Quinzième livraison, avec la lettre O : hommage à Olivier Corpet.
L’épidémie a bouleversé les adieux, les oraisons et les deuils. Combien d’amis et de proches avons-nous perdus, combien n’avons-nous pu saluer une dernière fois ? On mesure alors, plus que jamais, toute l’importance des textes écrits à la mémoire des disparus, l’importance de l’écrit et de l’archive. Les oraisons fleurissent tristement ces derniers mois. Sensibilités salue Dominique Kalifa, Europe Antonin Liehm, Phoenix Frédéric-Jacques Temple et La revue des revues, Olivier Corpet.
Olivier était un homme-mémoire. Il était sociologue, auteur, revuiste et critique. Il a créé Ent’revues, dirigé Autogestions et La Revue des revues. Il a cofondé et dirigé l’IMEC. Il avait des dizaines de dizaines d’amis, des milliers de souvenirs, d’envies et d’idées. Il est mort le 6 octobre 2020 à Paris.

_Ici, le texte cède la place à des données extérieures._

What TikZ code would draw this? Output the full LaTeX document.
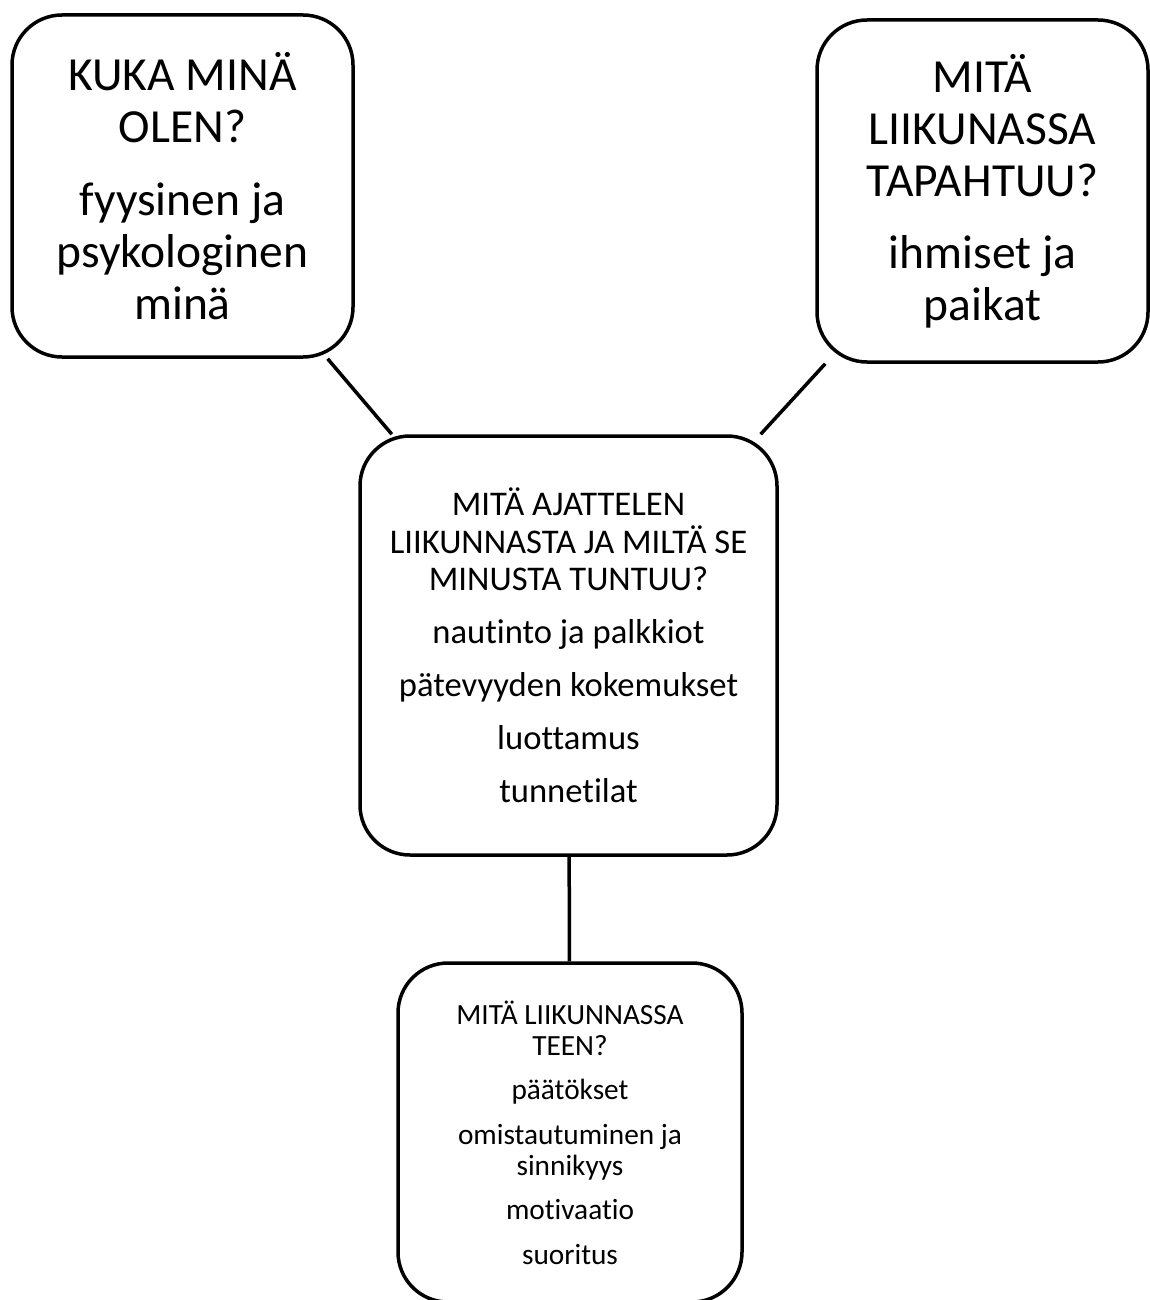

Ceux qui ne l’ont pas connu pourront mesurer son apport au monde des idées, des archives, des revues, des livres et de la création en lisant les hommages prononcés lors de la cérémonie à sa mémoire, hommages publiés sur le site de l’IMEC [1]. La Revue des revues lui consacre un dossier dans son dernier numéro [2]. Sous la houlette de l’ami André Chabin, quatre de ses camarades de la première heure évoquent l’action d’Olivier pour les revues, avec les revues, par les revues. Dans « Genèse d’une passion », Jacqueline Pluet raconte leur collaboration, « côte à côte », à l’aventure d’Autogestions, la revue principalement animée par Yvon Bourdet où Olivier Corpet, à partir de 1973, « fit ses armes » de revuiste, de créateur et d’entrepreneur intellectuel. Étroite collaboratrice d’Autogestions, de La Revue des revues et de l’IMEC, Jacqueline Pluet apporte ici un témoignage personnel très précieux, qui vient parfaitement compléter le bref essai d’Olivier publié en 2014 sous le titre roussélo-perecquien de Pourquoi et comment, j’ai créé, puis dirigé l’IMEC pendant 25 années de 1988 à 2013 [3]. Antoine de Gaudemar évoque son « compagnonnage » avec celui qui était en train de lancer Ent’revues et de préparer la fondation de l’IMEC. De 1986 à 1988, Olivier tint à Libération une chronique des revues dans les pages culture du journal alors dirigé par Serge July. Comme celui d’Antoine de Gaudemar, le texte de George Blecher fait la part belle au témoignage personnel, à l’hommage amical et intime. Olivier Mongin trace de son côté un portrait d’Olivier C. en « sacré revuiste ». Olivier M. indique sans doute avec raison que le « revuisme congénital » de son ami « aide à mieux comprendre son amour de l’édition et des archives ». Les revues ne sont-elles pas en effet « avant tout des viviers d’auteurs pour les maisons d’édition » ? Olivier Mongin salue ainsi l’incomparable rôle joué par Olivier Corpet dans la mise en valeur de cet acteur culturel peu visible mais à l’influence profonde et déterminante. Il aimait aussi, rappelle l’auteur, « l’ambiance des revues », leur « barnums » et leurs « petits théâtres » si joyeusement rassemblés, tous les automnes, au Salon de la revue.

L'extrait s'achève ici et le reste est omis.